欲しい人がいるのか、いないのか?

ではなぜ、私が買った中堅ブランドはダメだったのか――。それはズバリ、「需要」の問題でした。

すなわち、ロレックスが値上がりするのは「欲しい人が圧倒的に多い」からであって、私が買った中堅ブランドが高く売れないのは「欲しい人はそれほど多くない、というか少ない、というかほとんどいない」からです。

そして、その需要のもとになるのは知名度・ブランド力だということに、後になってから気付くのでした。

冷静に考えれば、10万~20万程度の中途半端な価格帯のブランド腕時計を、少し安いからといって、中古で買うような人はそれほど多くはないということでした。そんな販売見込みの薄い(いつ売れるか分からないような)商品は、買取価格も渋くなるのも当然ですよね。

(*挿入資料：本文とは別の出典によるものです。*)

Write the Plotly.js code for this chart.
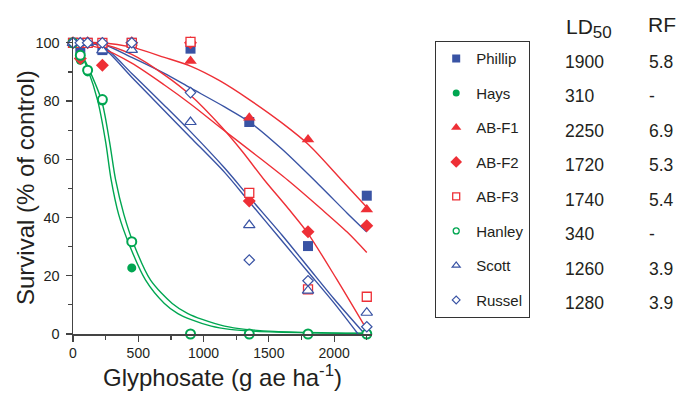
<!DOCTYPE html>
<html><head><meta charset="utf-8">
<script src="https://cdn.plot.ly/plotly-3.0.1.min.js"></script>
<style>html,body{margin:0;padding:0;background:#fff}#chart{width:682px;height:396px}</style>
</head><body><div id="chart"></div>
<script>
// ---- data ----
const doses = [0, 56, 112, 225, 450, 900, 1350, 1800, 2250];
const names = ['Phillip', 'Hays', 'AB-F1', 'AB-F2', 'AB-F3', 'Hanley', 'Scott', 'Russel'];
const phillip = [100, 98, 100, 97.5, 100, 98, 72.8, 30.2, 47.5];
const hays    = [100, 94, 90, 80, 22.7, 0, 0, 0, 0];
const abf1    = [100, 100, 100, 100, 100, 93.8, 74.3, 66.8, 42.8];
const abf2    = [100, 94.6, 100, 92.3, 100, 100, 45.7, 35.1, 37.2];
const abf3    = [100, 100, 100, 100, 100, 100.3, 48.5, 15.3, 12.8];
const hanley  = [100, 95.7, 90.6, 80.5, 31.7, 0, 0, 0, 0];
const scott   = [100, 100, 100, 97.4, 97.6, 72.8, 37.4, 14.9, 7.3];
const russel  = [100, 100, 100, 100, 100, 82.9, 25.4, 18.3, 2.5];

// fitted curves
const haysFitX   = [0, 56, 112, 190, 250, 292, 350, 428, 556, 700, 803, 900, 1059, 1200, 1400, 1800, 2250];
const haysFitY   = [100, 96.5, 91, 80, 66, 53, 41, 31, 18.5, 10.5, 7, 5, 2.7, 1.6, 0.9, 0.4, 0.2];
const hanleyFitX = [0, 56, 112, 220, 280, 326, 390, 464, 594, 760, 880, 990, 1161, 1320, 1540, 1980, 2250];
const hanleyFitY = [100, 97, 92, 80, 66, 53, 41, 31, 18.5, 10.5, 7, 5, 2.7, 1.6, 0.9, 0.4, 0.3];
const phillipFitX = [0, 225, 450, 700, 900, 1161, 1352, 1600, 1889, 2100, 2250];
const phillipFitY = [100, 99.5, 95, 89.5, 84.5, 78, 72.8, 63.5, 51, 41.5, 35];
const scottFitX  = [0, 112, 225, 450, 700, 900, 1161, 1350, 1600, 1800, 2000, 2183];
const scottFitY  = [100, 100, 98.5, 88.2, 76.7, 67.5, 55.5, 45.4, 32, 21.3, 10.6, 0];
const russelFitX = [0, 112, 225, 450, 700, 900, 1161, 1350, 1600, 1800, 2000, 2234];
const russelFitY = [100, 100, 99, 89.5, 78.5, 69.5, 57, 47, 34, 23, 12, 0];
const abf1FitX = [0, 225, 450, 700, 900, 1123, 1350, 1600, 1805, 2055, 2250];
const abf1FitY = [100, 100, 98.5, 95, 92, 87, 80.5, 72.5, 65, 53, 43.5];
const abf2FitX = [0, 225, 450, 700, 900, 1140, 1400, 1646, 1900, 2100, 2250];
const abf2FitY = [100, 98, 93, 85.5, 79, 70.5, 61.5, 52.8, 43, 35, 28];
const abf3FitX = [0, 225, 450, 700, 900, 1140, 1300, 1467, 1650, 1800, 2017, 2250];
const abf3FitY = [100, 99.5, 96, 89, 82, 71, 62.5, 52.8, 43, 34.5, 19, 1.5];

const ld50 = ['1900', '310', '2250', '1720', '1740', '340', '1260', '1280'];
const rf   = ['5.8', '-', '6.9', '5.3', '5.4', '-', '3.9', '3.9'];

// ---- styles ----
const BLUE = '#3953a4', RED = '#ee2f36', GREEN = '#00a651', TXT = '#231f20';
const FONT = 'Liberation Sans, Arial, sans-serif';

const traces = [];
function curve(x, y, color) {
  traces.push({x: x, y: y, mode: 'lines', line: {color: color, width: 1.4, shape: 'spline', smoothing: 0.8},
    showlegend: false, hoverinfo: 'skip', cliponaxis: false});
}
curve(haysFitX, haysFitY, GREEN);
curve(hanleyFitX, hanleyFitY, GREEN);
curve(phillipFitX, phillipFitY, BLUE);
curve(scottFitX, scottFitY, BLUE);
curve(russelFitX, russelFitY, BLUE);
curve(abf1FitX, abf1FitY, RED);
curve(abf2FitX, abf2FitY, RED);
curve(abf3FitX, abf3FitY, RED);

const series = [phillip, hays, abf1, abf2, abf3, hanley, scott, russel];
const symbols = ['square', 'circle', 'triangle-up', 'diamond', 'square', 'circle', 'triangle-up', 'diamond'];
const fills   = [BLUE, GREEN, RED, RED, '#fff', '#fff', '#fff', '#fff'];
const edges   = [BLUE, GREEN, RED, RED, RED, GREEN, BLUE, BLUE];
const edgeW   = [0, 0, 0, 0, 1.3, 2, 1.2, 1.2];
const plotSize   = [10, 9, 11, 10, 9, 9, 10, 8];
const legendSize = [8, 7, 9, 9, 7, 6, 7, 6];

series.forEach((s, i) => {
  traces.push({x: doses, y: s, name: names[i], mode: 'markers', showlegend: false,
    marker: {symbol: symbols[i], size: plotSize[i], color: fills[i], line: {width: edgeW[i], color: edges[i]}},
    legendgroup: 'g' + i, cliponaxis: false});
});
// legend entries (smaller symbols as in the reference key)
series.forEach((s, i) => {
  traces.push({x: [null], y: [null], name: names[i], mode: 'markers', showlegend: true,
    marker: {symbol: symbols[i], size: legendSize[i], color: fills[i],
      line: {width: Math.min(edgeW[i], 1.3), color: edges[i]}},
    legendgroup: 'g' + i});
});

// ---- layout helpers ----
const L = 73, R = 310, T = 37, B = 62, W = 682, H = 396;
const pw = W - L - R, ph = H - T - B;
const px = v => (v - L) / pw;
const py = v => (H - B - v) / ph;

const annotations = [];
function ann(text, x, y, size) {
  annotations.push({text: text, xref: 'paper', yref: 'paper', x: px(x), y: py(y),
    xanchor: 'left', yanchor: 'middle', showarrow: false, font: {family: FONT, size: size, color: TXT}});
}
ann('LD<sub><span style="font-size:17px">50</span></sub>', 564, 29, 21);
ann('RF', 646, 24, 21);
ld50.forEach((v, i) => ann(v, 563, 61.7 + i * 34.5, 17.5));
rf.forEach((v, i) => ann(v, 647, 61.7 + i * 34.5, 17.5));
// y-axis title placed as rotated annotation
annotations.push({text: 'Survival (% of control)', xref: 'paper', yref: 'paper', x: px(25), y: py(188),
  xanchor: 'center', yanchor: 'middle', textangle: -90, showarrow: false,
  font: {family: FONT, size: 24, color: TXT}});

const layout = {
  width: W, height: H,
  margin: {l: L, r: R, t: T, b: B, pad: 0},
  paper_bgcolor: '#fff', plot_bgcolor: '#fff',
  font: {family: FONT, color: TXT},
  showlegend: true,
  legend: {x: px(435), y: py(41), xanchor: 'left', yanchor: 'top', bordercolor: '#333', borderwidth: 1.2,
    font: {family: FONT, size: 15, color: TXT}, tracegroupgap: 12, traceorder: 'grouped',
    entrywidth: 62, entrywidthmode: 'pixels'},
  xaxis: {range: [0, 2290], showgrid: false, zeroline: false, showline: true, linecolor: '#444', linewidth: 1.5,
    ticks: 'outside', ticklen: 6, tickcolor: '#444', tickwidth: 1.2, dtick: 500, tick0: 0,
    tickfont: {family: FONT, size: 14, color: TXT},
    minor: {dtick: 250, ticks: 'outside', ticklen: 4, tickcolor: '#444'},
    title: {text: 'Glyphosate (g ae ha<sup>-1</sup>)', font: {family: FONT, size: 24, color: TXT}, standoff: 9}},
  yaxis: {range: [0, 102], showgrid: false, zeroline: false, showline: true, linecolor: '#444', linewidth: 1.5,
    ticks: 'outside', ticklen: 6, tickcolor: '#444', tickwidth: 1.2, dtick: 20, tick0: 0,
    ticklabelstandoff: 3,
    tickfont: {family: FONT, size: 14.5, color: TXT},
    minor: {dtick: 10, ticks: 'outside', ticklen: 4, tickcolor: '#444'}},
  annotations: annotations
};

Plotly.newPlot('chart', traces, layout, {displayModeBar: false, staticPlot: true});
</script>
</body></html>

それに対して、知名度抜群、誰もが憧れるロレックスであれば、中古であっても欲しい人はたくさんいるわけです。すなわち需要が多く、即販売が見込めるので、高い価格で買い取ってくれるわけです。

しかし当時の私は、すでに値上がりして手が出しにくい価格となってしまっているロレックスに比べ、まだ手頃な価格の中堅ブランドにこそ、値上がりの余地があると、魅力的に感じてしまったのでした。

今思えば、中途半端に手頃な中堅ブランドをいくつも買うのであれば、価格は高くても、思い切ってロレックスをもう1本買うべきだったと後悔しております。

バリュー投資の感覚では、失敗する?

実は、ロレックスではなく、中堅ブランドを選んだ理由は、「手頃な価格」「値上がり余地あり」以外にも、もう1つありました。

それは、中堅ブランドは、圧倒的にコスパが良いこと。

とくにオリスやフレデリック・コンスタントは、その品質に対して、価格が非常に抑えられているブランドとして定評がありました。

もちろん、ロレックスも非常に高品質ですが、価格とのバランスで言えば、(中堅ブランドと比べて)コスパは決して良くはありません。言い換えれば、価格に占めるブランドの割合が大きく、どうしても割高感は否めないのです。

しかし、そのブランドこそ需要のもとになることは、前述のとおりです。

それを私は、株式投資、とりわけバリュー投資(*)の感覚で、腕時計の価値そのもの(実質価値)を値踏みして判断していたことが、失敗の要因だったと分析しております。